Well sometimes "==" is useful, but you're probably right that "===" should be what a JavaScript programmer types automatically :-)
speaking about coercion, object initializer does it thrice :-P
2

If your cases are not that simple to be expressed by this:

if (1 <= x && x <= 4)

You could use an array and indexOf:

if ([1,2,3,4].indexOf(x) > -1)

Note that indexOf might need to be re-implemented.

1 Comment

After removal of spaces, it's actually 1 character longer (referring to indexOf()), but given a longer list of matches, it would be shorter. I guess it depends on actual code.
1

Not without writing a function that takes an array as an input and returns true/false, or some sort of array search. It would be hard to maintain/other devs to read. And it would be significantly slower. So just stick with the semantically correct longer version.

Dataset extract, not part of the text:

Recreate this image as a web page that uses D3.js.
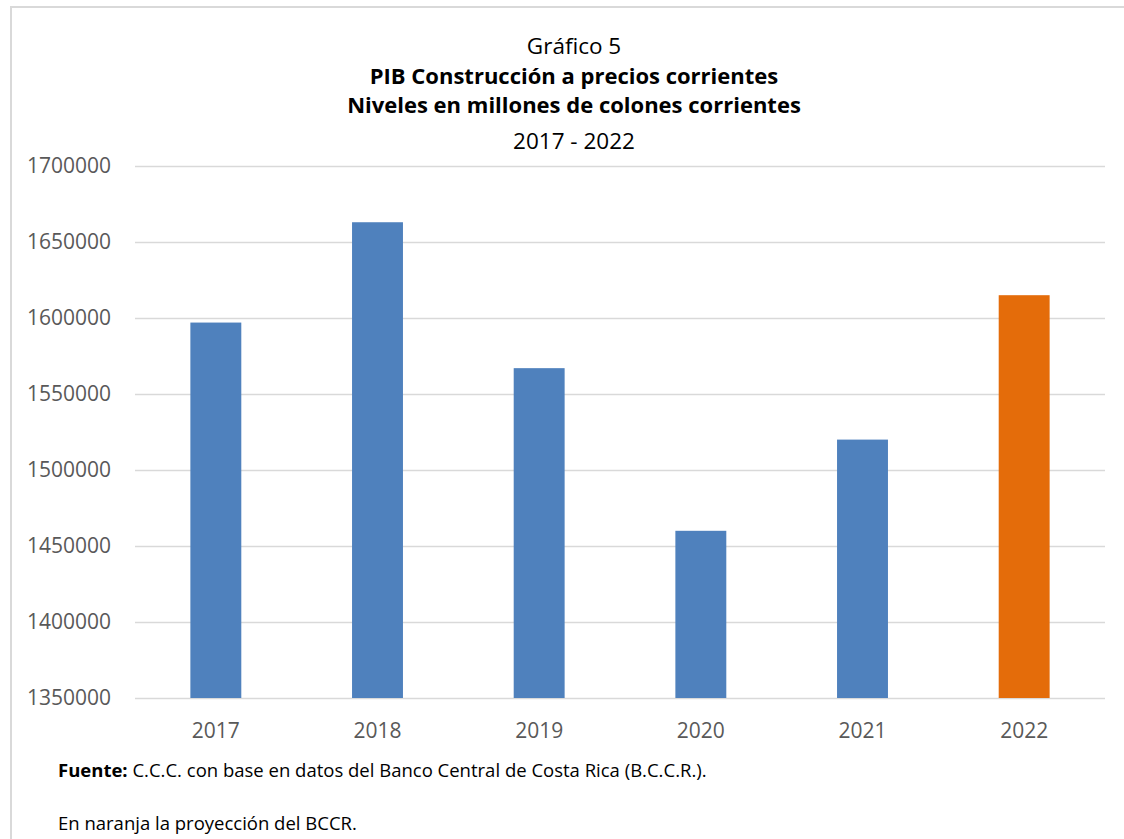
<!DOCTYPE html>
<html>
<head>
<meta charset="utf-8">
<script src="https://cdn.jsdelivr.net/npm/d3@7"></script>
<style>
  body { margin: 0; background: #fff; }
  svg text { font-family: "Open Sans", "Noto Sans", sans-serif; }
</style>
</head>
<body>
<div id="chart"></div>
<script>
// PIB Construcción — bar chart, 2022 is the BCCR projection (orange)
const years = ['2017', '2018', '2019', '2020', '2021', '2022'];
const values = [1597000, 1663000, 1567000, 1460000, 1520000, 1615000];
const projected = [false, false, false, false, false, true];
const yTicks = [1350000, 1400000, 1450000, 1500000, 1550000, 1600000, 1650000, 1700000];
const titleLines = ['Gráfico 5', 'PIB Construcción a precios corrientes',
  'Niveles en millones de colones corrientes', '2017 - 2022'];

const width = 1124, height = 839;
const margin = { top: 166, right: 19, bottom: 141, left: 135 };

const svg = d3.select('#chart').append('svg')
  .attr('width', width)
  .attr('height', height);

// outer frame (only top and left edges are visible in the picture)
svg.append('path')
  .attr('d', `M11,${height} L11,7 L${width},7`)
  .attr('fill', 'none')
  .attr('stroke', '#d9d9d9')
  .attr('stroke-width', 2);

const x = d3.scaleBand()
  .domain(years)
  .range([margin.left, width - margin.right])
  .paddingInner(0.685)
  .paddingOuter(0.3425);

const y = d3.scaleLinear()
  .domain([1350000, 1700000])
  .range([height - margin.bottom, margin.top]);

// gridlines + y labels
const yAxis = svg.append('g')
  .attr('transform', `translate(${margin.left},0)`)
  .call(d3.axisLeft(y)
    .tickValues(yTicks)
    .tickSize(-(width - margin.left - margin.right))
    .tickPadding(24)
    .tickFormat(d3.format('d')));
yAxis.select('.domain').remove();
yAxis.selectAll('.tick line').attr('stroke', '#d9d9d9').attr('stroke-width', 1.5);
yAxis.selectAll('.tick text')
  .attr('fill', '#595959')
  .style('font-size', '21px');

svg.append('g').selectAll('rect')
  .data(years)
  .join('rect')
  .attr('x', d => x(d))
  .attr('width', x.bandwidth())
  .attr('y', (d, i) => y(values[i]))
  .attr('height', (d, i) => y(1350000) - y(values[i]))
  .attr('fill', (d, i) => projected[i] ? '#e46c0a' : '#4f81bd');

// x labels
const xAxis = svg.append('g')
  .attr('transform', `translate(0,${height - margin.bottom})`)
  .call(d3.axisBottom(x).tickSize(0).tickPadding(25));
xAxis.select('.domain').remove();
xAxis.selectAll('.tick text')
  .attr('fill', '#595959')
  .style('font-size', '21px');

// title block
const tcx = 574;
const title = svg.append('g').attr('text-anchor', 'middle');
const titleY = [54, 84, 113, 149];
titleLines.forEach((t, i) => {
  const bold = i === 1 || i === 2;
  title.append('text')
    .attr('x', tcx)
    .attr('y', titleY[i])
    .attr('fill', '#000')
    .style('font-size', bold ? '22px' : '22.5px')
    .style('font-weight', bold ? 'bold' : 'normal')
    .text(t);
});

// footnotes
const note = svg.append('text')
  .attr('x', 58)
  .attr('y', 777)
  .attr('fill', '#000')
  .style('font-size', '18.5px');
note.append('tspan').style('font-weight', 'bold').text('Fuente:');
note.append('tspan').text(' C.C.C. con base en datos del Banco Central de Costa Rica (B.C.C.R.).');

svg.append('text')
  .attr('x', 58)
  .attr('y', 830)
  .attr('fill', '#000')
  .style('font-size', '18.5px')
  .text('En naranja la proyección del BCCR.');
</script>
</body>
</html>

Also a good way to see if anything can be shortened significantly is to run it through the close compiler and see what it comes out with.

1 Comment

I second this. It's often a good idea to encapsulate complex checks like this into a func to communicate the meaning better.
1

How about:

if (x > 0 && x < 5) {
} 

1 Comment

I thought this, but then I realised John was presenting it as a simplified example not a case study so to speak.
0

You could write a function:

function isAny(x) {
  for (var i = 1; i < arguments.length; ++i)
    if (arguments[i] === x) return true;
  return false;
}

Then you can say:

if (isAny(x, 1, 2, 3, 4)) { /* ... */ }

(Whether to use "===" or "==" would depend on the exact semantics you want.)